**PROVIDED MATERIAL**
##############################

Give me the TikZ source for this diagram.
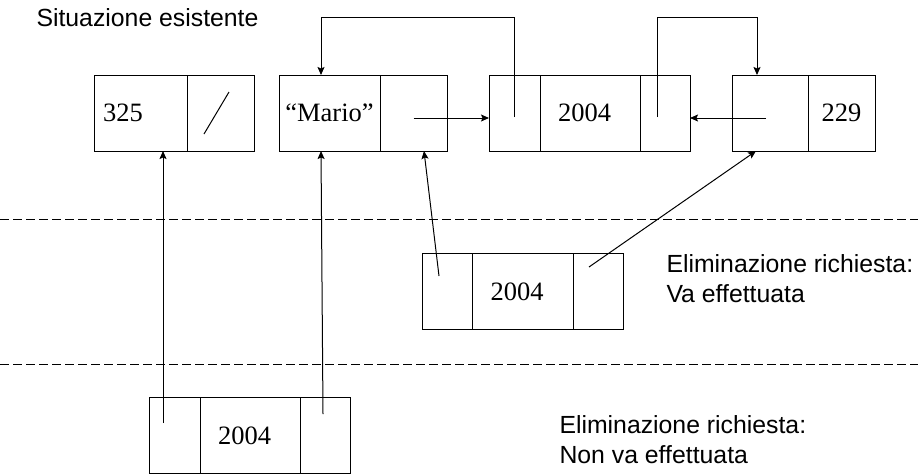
\documentclass[tikz,border=0pt]{standalone}
\usepackage{fontspec}
\setmainfont{Liberation Serif}
\setsansfont{Liberation Sans}
\usepackage{tikz}
\usetikzlibrary{arrows.meta,positioning}

\newcommand{\cellfont}{\fontsize{26.5}{30}\selectfont}
\newcommand{\notefont}{\sffamily\fontsize{24.8}{30}\selectfont}

\begin{document}
\begin{tikzpicture}[x=1pt, y=-1pt, ->, >={Stealth[length=8pt, width=7pt, inset=1.5pt]}, line width=1pt]

    \tikzstyle{cell}=[rectangle, draw=black, minimum height=76pt, inner sep=0pt, outer sep=0pt, font=\cellfont]
    \tikzstyle{number}=[text width=64pt, align=left]
    \tikzstyle{note}=[inner sep=0pt, font=\notefont, align=left, anchor=north west]
    \tikzstyle{separator}=[-, dash pattern=on 9pt off 4pt]

    \useasboundingbox (0,0) rectangle (918,474);

    \node[note, anchor=base west] (title) at (36,26) {Situazione esistente};

    % lista esistente
    \node[cell, anchor=west, minimum width=93pt, text width=75pt, align=left] (a1) at (94,113) {325};
    \node[cell, right=0pt of a1, minimum width=67pt] (a2) {};
    \node[cell, anchor=west, minimum width=101pt] (b1) at (279,113) {``Mario''};
    \node[cell, right=0pt of b1, minimum width=67pt] (b2) {};
    \node[cell, anchor=west, minimum width=51pt] (c1) at (489,113) {};
    \node[cell, number, right=0pt of c1, minimum width=100pt] (c2) {2004};
    \node[cell, right=0pt of c2, minimum width=50pt] (c3) {};
    \node[cell, anchor=west, minimum width=76pt] (d1) at (732,113) {};
    \node[cell, right=0pt of d1, minimum width=67pt] (d2) {229};

    % elementi da eliminare
    \node[cell, anchor=west, minimum width=50pt] (e1) at (422,291.5) {};
    \node[cell, number, right=0pt of e1, minimum width=101pt] (e2) {2004};
    \node[cell, right=0pt of e2, minimum width=50pt] (e3) {};
    \node[cell, anchor=west, minimum width=51pt] (f1) at (149,435.5) {};
    \node[cell, number, right=0pt of f1, minimum width=100pt] (f2) {2004};
    \node[cell, right=0pt of f2, minimum width=50pt] (f3) {};

    \node[note] (va) at (666,254) {Eliminazione richiesta:\\Va effettuata};
    \node[note] (nonva) at (559,415) {Eliminazione richiesta:\\Non va effettuata};

    \draw[-] ([shift={(-16.5,21)}]a2.center) -- ([shift={(8.5,-21)}]a2.center);

    \draw[separator] (0,219) -- (918,219);
    \draw[separator] (0,364) -- (918,364);

    \draw ([yshift=-4pt]c1.center) -- ++(0,-100) -| ([xshift=-8.5pt]b1.north);
    \draw ([xshift=-8pt, yshift=-4pt]c3.center) -- ++(0,-100) -| ([xshift=-13pt]d1.north);

    \path ([yshift=-5pt]b2.center) edge ([yshift=-5pt]c1.west)
          ([xshift=-4pt, yshift=-5pt]d1.center) edge ([yshift=-5pt]c3.east)
          ([xshift=-11.5pt, yshift=12.5pt]f1.center) edge ([xshift=22.5pt]a1.south)
          ([xshift=-2pt, yshift=21.5pt]f3.center) edge ([xshift=-8.5pt]b1.south)
          ([xshift=-8pt, yshift=15.5pt]e1.center) edge ([xshift=10.5pt]b2.south)
          ([xshift=-9pt, yshift=24.5pt]e3.center) edge ([xshift=-14pt]d1.south)
    ;
\end{tikzpicture}
\end{document}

##############################

**TO BE DONE**
What is needed is an exact reproduction of the data, pictures excluded.

**RESPONSE BELOW**
Give me the TikZ source for this diagram.
\documentclass[tikz,border=0pt]{standalone}
\usepackage{fontspec}
\setmainfont{Liberation Serif}
\setsansfont{Liberation Sans}
\usepackage{tikz}
\usetikzlibrary{arrows.meta,positioning}

\newcommand{\cellfont}{\fontsize{26.5}{30}\selectfont}
\newcommand{\notefont}{\sffamily\fontsize{24.8}{30}\selectfont}

\begin{document}
\begin{tikzpicture}[x=1pt, y=-1pt, ->, >={Stealth[length=8pt, width=7pt, inset=1.5pt]}, line width=1pt]

    \tikzstyle{cell}=[rectangle, draw=black, minimum height=76pt, inner sep=0pt, outer sep=0pt, font=\cellfont]
    \tikzstyle{number}=[text width=64pt, align=left]
    \tikzstyle{note}=[inner sep=0pt, font=\notefont, align=left, anchor=north west]
    \tikzstyle{separator}=[-, dash pattern=on 9pt off 4pt]

    \useasboundingbox (0,0) rectangle (918,474);

    \node[note, anchor=base west] (title) at (36,26) {Situazione esistente};

    % lista esistente
    \node[cell, anchor=west, minimum width=93pt, text width=75pt, align=left] (a1) at (94,113) {325};
    \node[cell, right=0pt of a1, minimum width=67pt] (a2) {};
    \node[cell, anchor=west, minimum width=101pt] (b1) at (279,113) {``Mario''};
    \node[cell, right=0pt of b1, minimum width=67pt] (b2) {};
    \node[cell, anchor=west, minimum width=51pt] (c1) at (489,113) {};
    \node[cell, number, right=0pt of c1, minimum width=100pt] (c2) {2004};
    \node[cell, right=0pt of c2, minimum width=50pt] (c3) {};
    \node[cell, anchor=west, minimum width=76pt] (d1) at (732,113) {};
    \node[cell, right=0pt of d1, minimum width=67pt] (d2) {229};

    % elementi da eliminare
    \node[cell, anchor=west, minimum width=50pt] (e1) at (422,291.5) {};
    \node[cell, number, right=0pt of e1, minimum width=101pt] (e2) {2004};
    \node[cell, right=0pt of e2, minimum width=50pt] (e3) {};
    \node[cell, anchor=west, minimum width=51pt] (f1) at (149,435.5) {};
    \node[cell, number, right=0pt of f1, minimum width=100pt] (f2) {2004};
    \node[cell, right=0pt of f2, minimum width=50pt] (f3) {};

    \node[note] (va) at (666,254) {Eliminazione richiesta:\\Va effettuata};
    \node[note] (nonva) at (559,415) {Eliminazione richiesta:\\Non va effettuata};

    \draw[-] ([shift={(-16.5,21)}]a2.center) -- ([shift={(8.5,-21)}]a2.center);

    \draw[separator] (0,219) -- (918,219);
    \draw[separator] (0,364) -- (918,364);

    \draw ([yshift=-4pt]c1.center) -- ++(0,-100) -| ([xshift=-8.5pt]b1.north);
    \draw ([xshift=-8pt, yshift=-4pt]c3.center) -- ++(0,-100) -| ([xshift=-13pt]d1.north);

    \path ([yshift=-5pt]b2.center) edge ([yshift=-5pt]c1.west)
          ([xshift=-4pt, yshift=-5pt]d1.center) edge ([yshift=-5pt]c3.east)
          ([xshift=-11.5pt, yshift=12.5pt]f1.center) edge ([xshift=22.5pt]a1.south)
          ([xshift=-2pt, yshift=21.5pt]f3.center) edge ([xshift=-8.5pt]b1.south)
          ([xshift=-8pt, yshift=15.5pt]e1.center) edge ([xshift=10.5pt]b2.south)
          ([xshift=-9pt, yshift=24.5pt]e3.center) edge ([xshift=-14pt]d1.south)
    ;
\end{tikzpicture}
\end{document}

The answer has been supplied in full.